Parmi les principaux atouts de cette technologie figure d’abord sa passivité complète : ne générant aucune émission, elle demeure indétectable par l’adversaire et ne peut être neutralisée par des contre-mesures électroniques. Ce caractère, associé à une simplicité de déploiement – encombrement réduit, faible consommation énergétique, pas d’infrastructure lourde – en fait un outil particulièrement souple à mettre en œuvre. De plus, cette technologie fait preuve d’une résilience notable dans les environnements dégradés. Là où les radars peuvent être brouillés et les capteurs radiofréquence rendus inopérants, elle continue à fonctionner, tant qu’un minimum de propagation sonore est possible. Enfin, son coût maîtrisé par rapport aux systèmes radar multi-bandes ou optroniques de haute précision renforce son attractivité, en particulier pour les sites à sécuriser durablement sans mobiliser des ressources démesurées.
Moyen de surveillance
Ces qualités combinées en font un candidat naturel pour les dispositifs de surveillance distribuée, qu’il s’agisse de sécuriser des aéroports, des établissements pénitentiaires, des infrastructures critiques ou des zones d’opération militaires.
Malgré ses promesses, cette technologie présente plusieurs limites structurelles qui restreignent encore son déploiement massif. Elle demeure particulièrement sensible au bruit ambiant, qu’il provienne du vent, de la circulation, d’engins industriels ou d’activités humaines denses. Dans des environnements tels que les aéroports, les zones industrielles ou les théâtres d’opération militaire, les bruits de fond constants ou impulsifs – moteurs, tirs, explosions – peuvent masquer ou déformer les signatures sonores des drones. Même les conditions météorologiques influencent son efficacité : la pluie et la neige introduisent un bruit parasite, tandis que le vent perturbe la propagation des ondes sonores ou en détourne la trajectoire. Par ailleurs, la portée reste modeste : quelques centaines de mètres dans des conditions idéales, mais bien moins en milieu urbain ou bruyant. La localisation des cibles, quant à elle, est souvent approximative, sauf en présence d’un réseau dense de capteurs capables d’effectuer une triangulation.
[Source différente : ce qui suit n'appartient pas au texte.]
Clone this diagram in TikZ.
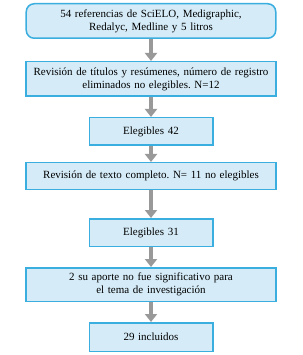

Enfin, le système reste vulnérable aux faux positifs, en particulier dans des environnements complexes où des sons comme ceux de ventilateurs, de tondeuses ou même de certains oiseaux peuvent être interprétés à tort comme des signatures de drones. Ces limitations rappellent que, si la détection acoustique passive dopée à l’IA constitue une solution élégante et discrète, elle ne peut fonctionner de manière isolée et doit être intégrée à une architecture multi-capteurs pour compenser ses angles morts. Ces obstacles imposent de considérer cette technologie non comme une solution autonome, mais comme un complément dans un écosystème multi-capteurs, aux côtés du radar, de la radiofréquence et de l’imagerie.
Les entreprises du secteur
Plusieurs acteurs développent ce type de technologie, parmi lesquels Askalon Industries, qui a conçu des dispositifs compacts et autonomes capables d’écouter en continu l’environnement aérien. Leur approche repose sur l’intégration directe d’algorithmes de classification sonore dans le capteur, sans recours au cloud. Bien que prometteurs, ces systèmes semblent encore en phase de validation ou de pré-déploiement, et aucune intégration massive dans des forces armées ou des infrastructures critiques n’a encore été documentée publiquement.
Cela ne remet pas en cause leur pertinence : La détection acoustique passive renforcée par l’Edge AI constitue une avancée technologique crédible et pertinente, qui exploite des ressources souvent négligées, le son, pour répondre à une menace difficilement traçable. Comme souvent dans le domaine de la défense, la transition du laboratoire au terrain prend du temps. Elle ne remplacera pas les autres capteurs, mais peut devenir un maillon d’une défense en profondeur contre les drones, notamment dans les milieux où la discrétion, la simplicité et la passivité sont des atouts.